Alone among Mexican parties, only the PRI will be able to spend to the limit of $55 million on campaign expenses. The PAN will spend as much as $6 million, the PRD only a third of that. Sergio Aguayo, a leader of Alianza Civica, Mexico's largest election-monitoring group, says there is a suggestion that the PRI will spend even more than allowed. But he cannot prove it because demands for independent audits of party financing have been rejected by the Salinas government. Aguayo also says, choosing his words with great care, that there is a ``widespread belief, true or not,'' that the PRI is using government money for its campaign. What is certain is that the government--like governments everywhere--has pork-barrel programs that can only help the reputation of the ruling party among those in receipt of state funds. One program that the opposition has cried foul the loudest about is Procampo, an agricultural support scheme set up last autumn that makes direct payments to farmers. Procampo has a 1994 budget of $4.7 million. The opposition contends that much of that money is being spent in the months preceding the election.

The PRI also has a huge media advantage. Its financial clout allows it to own the airwaves for paid advertisements. A study by Alianza Civica showed that in one seven-day period in July on both major channels, only the PRI had any spots at all. Aguayo also says that while there has been improvement, there is some bias in news reporting that sees Zedillo get the most and best coverage. ``The media in Mexico,'' says PAN's Fernandez, ``they are not always on the side of truth. There is a great manipulation of information.''

While the PRI is promising that this time the elections will be clean, many of the party's critics say its power brokers may just cheat out of habit in what would amount to ``penny-ante fraud'' in the words of political expert Esteves. Election reforms have made 1988-style vote-rigging next to impossible, according to Canadian Ambassador David Winfield, who adds that he is ``hopeful'' that the election will be conducted fairly. ``Mexico is trying hard,'' he says. Brian Stevenson, a colleague of Esteves and a Mexican-Canadian, says the party does not really have to bend the rules, given its advantage in organization and a divided opposition. ``The real question is not whether the PRI will cheat but whether it will have to,'' he says.

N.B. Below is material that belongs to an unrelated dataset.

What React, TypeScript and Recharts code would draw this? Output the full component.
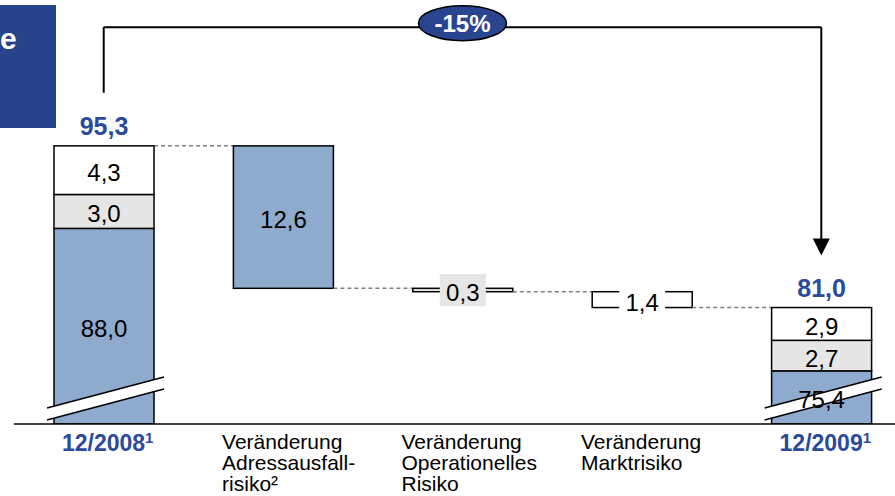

The economic reforms sponsored by Salinas during his six-year term as president--free trade and large-scale privatizations--have hit Mexico hard. And if those adjustments were not difficult enough, then came a recession that is officially over but does not feel like it to many Mexicans. ``The recession and the adjustments in Canada was a child's picnic compared with what happened here,'' says Douglas Clark, president of the Canada-Mexico Chamber of Commerce and director general of Northern Telecom's Mexican subsidiary.

The middle class has been particularly squeezed by the reforms. And many, like the Navarrete family in the Mexico City suburb of Coyoacan, where 16th-century Spaniard Hernan Cortes set up housekeeping after the conquest, will be casting their lot with the opposition. With their own house (small by Canadian suburban standards) set back from the street, the Navarretes enjoy a quality of life that would be the envy of the 40 million Mexicans--mostly campesinos--who live in poverty. All their five children have been able to attend U.S. universities for at least one year, a fact they take great pride in. Taide, 62, the family matriarch, is niece to Carlos Pellicer, a well-known Mexican poet, and she runs a small travel agency. Her husband, Umberto, 69, is an engineer.

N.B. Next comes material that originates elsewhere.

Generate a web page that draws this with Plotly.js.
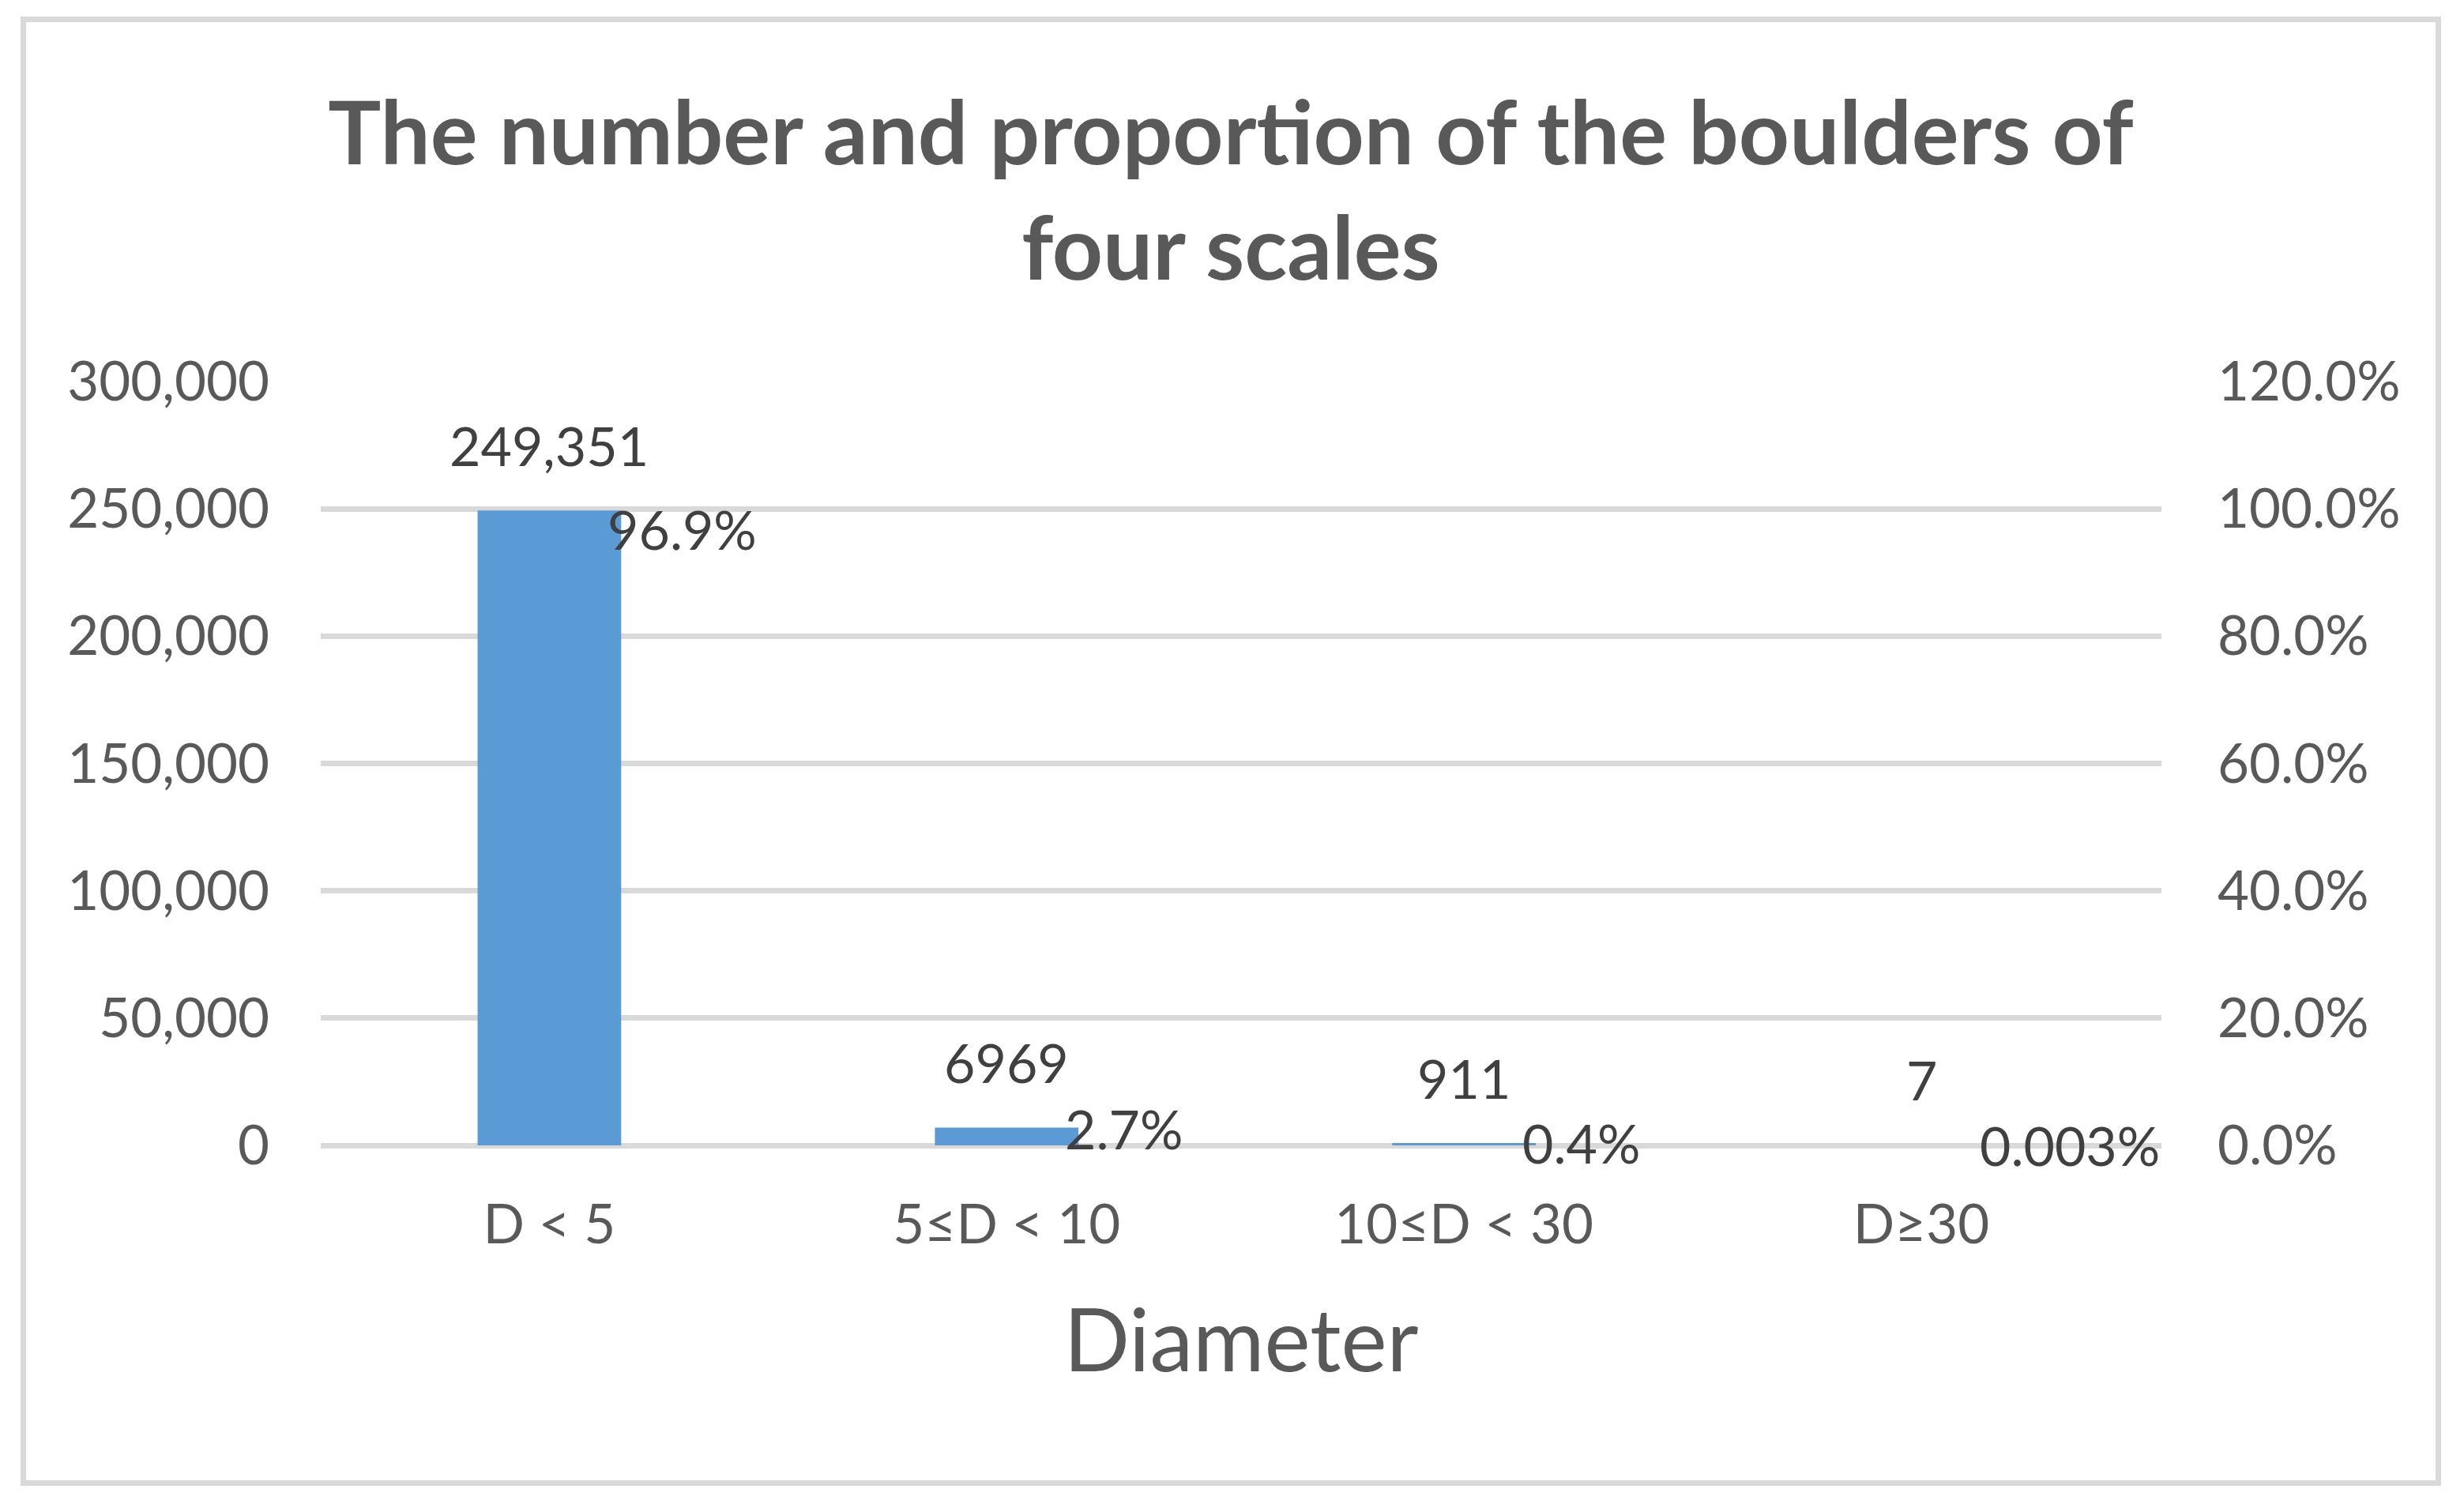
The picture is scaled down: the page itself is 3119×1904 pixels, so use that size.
<!DOCTYPE html>
<html>
<head>
<meta charset="utf-8">
<script src="https://cdn.plot.ly/plotly-3.0.1.min.js"></script>
<style>
  html, body { margin: 0; padding: 0; background: #ffffff; }
  #frame {
    position: absolute; left: 26px; top: 21px;
    width: 3064px; height: 1860px;
    border: 7px solid #d9d9d9; box-sizing: border-box;
    background: #ffffff;
  }
  #chart { width: 3050px; height: 1846px; }
</style>
</head>
<body>
<div id="frame"><div id="chart"></div></div>
<script>
// ---- data ----
const categories = ['D < 5', '5≤D < 10', '10≤D < 30', 'D≥30'];
const counts = [249351, 6969, 911, 7];
const countLabels = ['249,351', '6969', '911', '7'];
const proportions = [0.969, 0.027, 0.004, 0.00003];
const proportionLabels = ['96.9%', '2.7%', '0.4%', '0.003%'];
const titleText = 'The number and proportion of the boulders of<br>four scales';
const xTitle = 'Diameter';

// ---- styles ----
const FONT = 'Lato, "Open Sans", sans-serif';
const GRID = '#d9d9d9';
const TICK_COLOR = '#595959';
const LABEL_COLOR = '#404040';
const BAR_COLOR = '#5b9bd5';
const TICK_SIZE = 69;

const traces = [
  {
    type: 'bar', x: categories, y: counts, yaxis: 'y',
    marker: { color: BAR_COLOR }, hoverinfo: 'x+y', showlegend: false
  },
  {
    type: 'scatter', mode: 'markers', x: categories, y: proportions, yaxis: 'y2',
    marker: { size: 1, opacity: 0 }, hoverinfo: 'x+y', showlegend: false
  }
];

const annotations = [];
categories.forEach((c, i) => {
  annotations.push({
    x: c, y: counts[i], xref: 'x', yref: 'y',
    text: countLabels[i], showarrow: false,
    xanchor: 'center', yanchor: 'middle', yshift: 83,
    font: { family: FONT, size: 68, color: LABEL_COLOR }
  });
  annotations.push({
    x: c, y: proportions[i], xref: 'x', yref: 'y2',
    text: proportionLabels[i], showarrow: false,
    xanchor: 'left', yanchor: 'middle', xshift: 72,
    font: { family: FONT, size: 68, color: LABEL_COLOR }
  });
});

const layout = {
  width: 3050, height: 1846,
  paper_bgcolor: '#ffffff', plot_bgcolor: '#ffffff',
  margin: { l: 373, r: 347, t: 455, b: 424, pad: 0 },
  font: { family: FONT, color: TICK_COLOR },
  title: {
    text: titleText,
    x: 0.5, xanchor: 'center', xref: 'container',
    y: 1 - 180 / 1846, yanchor: 'top', yref: 'container',
    font: { family: FONT, size: 112, weight: 'bold', color: TICK_COLOR }
  },
  bargap: 0.686,
  xaxis: {
    type: 'category',
    showgrid: false, showline: false, zeroline: false, ticks: '',
    tickfont: { family: FONT, size: TICK_SIZE, color: TICK_COLOR },
    ticklabelstandoff: 54,
    title: { text: xTitle, font: { family: FONT, size: 110, color: TICK_COLOR }, standoff: 70 }
  },
  yaxis: {
    range: [0, 300000], dtick: 50000, tickformat: ',d',
    showgrid: true, gridcolor: GRID, gridwidth: 7,
    zeroline: true, zerolinecolor: GRID, zerolinewidth: 7,
    showline: false, ticks: '',
    tickfont: { family: FONT, size: TICK_SIZE, color: TICK_COLOR },
    ticklabelstandoff: 64
  },
  yaxis2: {
    overlaying: 'y', side: 'right',
    range: [0, 1.2], dtick: 0.2, tickformat: '.1%',
    showgrid: false, zeroline: false, showline: false, ticks: '',
    tickfont: { family: FONT, size: TICK_SIZE, color: TICK_COLOR },
    ticklabelstandoff: 70
  },
  annotations: annotations,
  showlegend: false
};

Plotly.newPlot('chart', traces, layout, { staticPlot: true, displayModeBar: false });
</script>
</body>
</html>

The house, with its interior walls of white stucco, is decorated with paintings and statuary by their artistic son Alfredo, who joins his parents one day for a midday meal of chicken with mole sauce and talk about politics. Alfredo, a bookseller, says that he has lost 80 per cent of his income because of free trade and sharp competition from American publishers. The recession has also cut the income he receives from selling his paintings. ``There is no money for art,'' he says.

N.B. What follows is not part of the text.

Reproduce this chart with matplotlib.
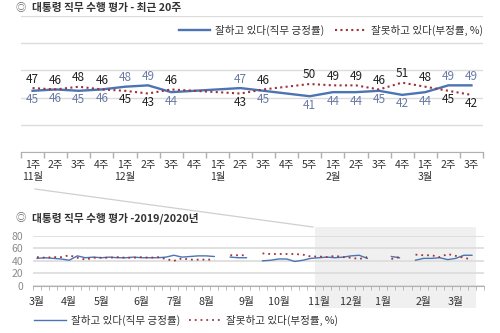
import numpy as np
import matplotlib
matplotlib.use("Agg")
import matplotlib.pyplot as plt
from matplotlib.lines import Line2D
from matplotlib.patches import Rectangle
import matplotlib.transforms as mtransforms

plt.rcParams['font.family'] = ['Noto Sans CJK KR', 'DejaVu Sans']

nan = np.nan

# 최근 20주 (2019년 11월 1주 ~ 2020년 3월 3주)
week_labels = ['1주', '2주', '3주', '4주',
               '1주', '2주', '3주', '4주',
               '1주', '2주', '3주', '4주', '5주',
               '1주', '2주', '3주', '4주',
               '1주', '2주', '3주']
month_names = ['11월', '12월', '1월', '2월', '3월']
month_first_week = [0, 4, 8, 13, 17]

approve_20 = [45, 46, 45, 46, 48, 49, 44, nan, nan, 47, 45, nan,
              41, 44, 44, 45, 42, 44, 49, 49]
disapprove_20 = [47, 46, 48, 46, 45, 43, 46, nan, nan, 43, 46, nan,
                 50, 49, 49, 46, 51, 48, 45, 42]

# 2019/2020년 주간 (2019년 3월 1주부터)
approve_year = [44, 45, 44, 43,
                41, 48, 45, 46,
                45, 46, 45, 45, 46,
                45, 45, 45, 46,
                49, 46, 47, 48,
                48, 47, nan, 46, 45, 45,
                nan, 40, 41, 43,
                43, 39, 41, 44] + approve_20
disapprove_year = [46, 45, 46, 46,
                   49, 45, 42, 45,
                   45, 45, 46, 45, 45,
                   46, 45, 46, 43,
                   40, 44, 42, 42,
                   42, 42, nan, 49, 49, 49,
                   nan, 52, 51, 51,
                   51, 51, 50, 47] + disapprove_20
year_months = ['3월', '4월', '5월', '6월', '7월', '8월', '9월', '10월',
               '11월', '12월', '1월', '2월', '3월']
year_month_slots = [0, 4, 8, 13, 17, 21, 26, 30, 35, 39, 43, 48, 52]
n_slots = 56

blue = '#4a74b4'
red = '#a0333a'
lbl_blue = '#6b7ba6'
lbl_dark = '#222222'
grid_c = '#dcdcdc'
dots = (0, (1, 1.6))

fig = plt.figure(figsize=(5, 3.33), dpi=100)
W, H = 500, 333


def fx(px):
    return px / W


def fy(py):
    return 1 - py / H


# ---------- top chart: last 20 weeks ----------
ax = fig.add_axes([fx(21), fy(152), fx(483) - fx(21), fy(16) - fy(152)])
x = np.arange(len(week_labels))
a = np.array(approve_20, dtype=float)
d = np.array(disapprove_20, dtype=float)
ma = ~np.isnan(a)
md = ~np.isnan(d)
ax.plot(x[ma], a[ma], color=blue, lw=1.7, solid_joinstyle='round', zorder=3)
ax.plot(x[md], d[md], color=red, lw=1.5, linestyle=dots, zorder=3)

for i in range(len(x)):
    if np.isnan(a[i]) or np.isnan(d[i]):
        continue
    if a[i] > d[i]:
        hi, hc, lo, lc = a[i], lbl_blue, d[i], lbl_dark
    else:
        hi, hc, lo, lc = d[i], lbl_dark, a[i], lbl_blue
    ax.annotate(f'{hi:.0f}', (x[i], hi), xytext=(0, 6.5), textcoords='offset points',
                ha='center', va='center', fontsize=8.5, color=hc)
    ax.annotate(f'{lo:.0f}', (x[i], lo), xytext=(0, -6.5), textcoords='offset points',
                ha='center', va='center', fontsize=8.5, color=lc)

ax.set_xlim(-0.5, len(x) - 0.5)
ax.set_ylim(0, 100)
ax.set_yticks([0, 20, 40, 60, 80, 100])
ax.yaxis.grid(True, color=grid_c, lw=1)
ax.set_axisbelow(True)
ax.tick_params(axis='y', length=0, labelleft=False)
ax.set_xticks(np.arange(-0.5, len(x)), minor=False)
ax.set_xticklabels([])
ax.tick_params(axis='x', which='major', length=4, color='#b0b0b0', width=1)
tick_text = []
for i, w in enumerate(week_labels):
    if i in month_first_week:
        tick_text.append(w + '\n' + month_names[month_first_week.index(i)])
    else:
        tick_text.append(w)
ax.set_xticks(x, minor=True)
ax.set_xticklabels(tick_text, minor=True, fontsize=7.5, color='#333333', va='top')
ax.tick_params(axis='x', which='minor', length=0, pad=6)
for s in ['top', 'left', 'right']:
    ax.spines[s].set_visible(False)
ax.spines['bottom'].set_color('#b0b0b0')

fig.text(fx(16), fy(8), '◎', fontsize=7.5, color='#666666', va='center', ha='left')
fig.text(fx(32), fy(8), '대통령 직무 수행 평가 - 최근 20주', fontsize=7.7,
         fontweight='bold', color='#333333', va='center', ha='left')

handles = [Line2D([], [], color=blue, lw=1.7),
           Line2D([], [], color=red, lw=1.5, linestyle=dots)]
names = ['잘하고 있다(직무 긍정률)', '잘못하고 있다(부정률, %)']
fig.legend(handles, names, loc='center', bbox_to_anchor=(fx(331), fy(30)), ncol=2,
           frameon=False, fontsize=7.6, handlelength=2.9, handletextpad=0.5,
           columnspacing=1.0, labelcolor='#333333')

# ---------- bottom chart: 2019/2020 ----------
ax2 = fig.add_axes([fx(33), fy(285.7), fx(484) - fx(33), fy(236) - fy(285.7)])
ax2.set_facecolor('none')
xs = np.arange(len(approve_year))
ax2.plot(xs, approve_year, color=blue, lw=1.0, zorder=3)
ax2.plot(xs, disapprove_year, color=red, lw=1.3, linestyle=(0, (1, 2.2)), zorder=3)
ax2.set_xlim(-0.5, n_slots - 0.5)
ax2.set_ylim(0, 80)
ax2.set_yticks([0, 20, 40, 60, 80])
ax2.yaxis.grid(True, color=grid_c, lw=1.2)
ax2.set_axisbelow(True)
ax2.tick_params(axis='y', length=0, labelsize=7.5, labelcolor='#8a8a8a', pad=7)
ax2.set_xticks(year_month_slots)
ax2.set_xticklabels(year_months, fontsize=7.7, color='#333333')
ax2.tick_params(axis='x', which='major', length=0, pad=8)
ax2.set_xticks(np.arange(-0.5, n_slots), minor=True)
ax2.tick_params(axis='x', which='minor', length=3, color='#b0b0b0')
for s in ['top', 'left', 'right']:
    ax2.spines[s].set_visible(False)
ax2.spines['bottom'].set_color('#b0b0b0')

# shaded span for the recent 20 weeks
blend = mtransforms.blended_transform_factory(ax2.transData, fig.transFigure)
ax2.add_patch(Rectangle((34.5, fy(308)), 20, fy(227) - fy(308), transform=blend,
                        facecolor='#f0f0f0', edgecolor='none', zorder=0.1, clip_on=False))
fig.add_artist(Line2D([fx(35), fx(313)], [fy(189), fy(227)], color='#cfcfcf', lw=0.9))

fig.text(fx(16), fy(218), '◎', fontsize=7.5, color='#666666', va='center', ha='left')
fig.text(fx(32), fy(218), '대통령 직무 수행 평가 -2019/2020년', fontsize=7.7,
         fontweight='bold', color='#333333', va='center', ha='left')

handles2 = [Line2D([], [], color=blue, lw=1.0),
            Line2D([], [], color=red, lw=1.3, linestyle=(0, (1, 2.2)))]
fig.legend(handles2, names, loc='center', bbox_to_anchor=(fx(186), fy(320)), ncol=2,
           frameon=False, fontsize=7.6, handlelength=3.0, handletextpad=0.5,
           columnspacing=0.8, labelcolor='#333333')

fig.savefig('out.png', dpi=100, facecolor='white')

And while wages have fallen or remained steady, prices have gone up. ``Every day, every day, every day,'' Taide says with sad resignation. ``The poor stayed poor and the middle class became poor,'' Alfredo adds. Like many, he and his father sourly note that Mexico now has 24 billionaires compared with two when Salinas took office in 1988. And like most Mexicans, they complain about corruption. Even to get a bank loan requires a palm to be greased. ``The corruption is in the body of the system,'' Umberto says. The whole family is for Cardenas, but they make two telling points that explain how the PRI can be poised for victory. The economic reforms imposed by Salinas may hurt now but will leave the country better off in the long run, they agree. And they credit the PRI with maintaining social peace.

Despite what some foreign critics may think, Salinas remains a plus for the PRI. And it is instructive that not even Cardenas wants to undo the outgoing president's economic reforms. Support for Salinas has fallen since the Chiapas revolt and the murder of Colosio, but El Financiero columnist Sarmiento says that a July poll gave the president a still-impressive approval rating of 56 per cent. People are siding with the PRI as much because of Salinas as because of Zedillo, says pollster Licona.

For 65 years, Mexico has been a democracy in name only. But if the PRI can live up to its promises to keep the election relatively honest, free of what political expert Esteves calls the ``centrally imposed fraud'' of past elections, the country stands a chance to shuck off the raiments of its authoritarian past, without widespread violence. ``Mexico is not a banana republic,'' says Canadian businessman Clark. But even domestic critics of the regime, like Mexico City councillor Demetrio Sodi de la Tijere, who broke with the PRI this year and now supports Cardenas, are optimistic. ``The grand wisdom of Mexico is that at the moment that the country needs some changes, some dialogue, we always do it,'' says Sodi. That is again Mexico's test.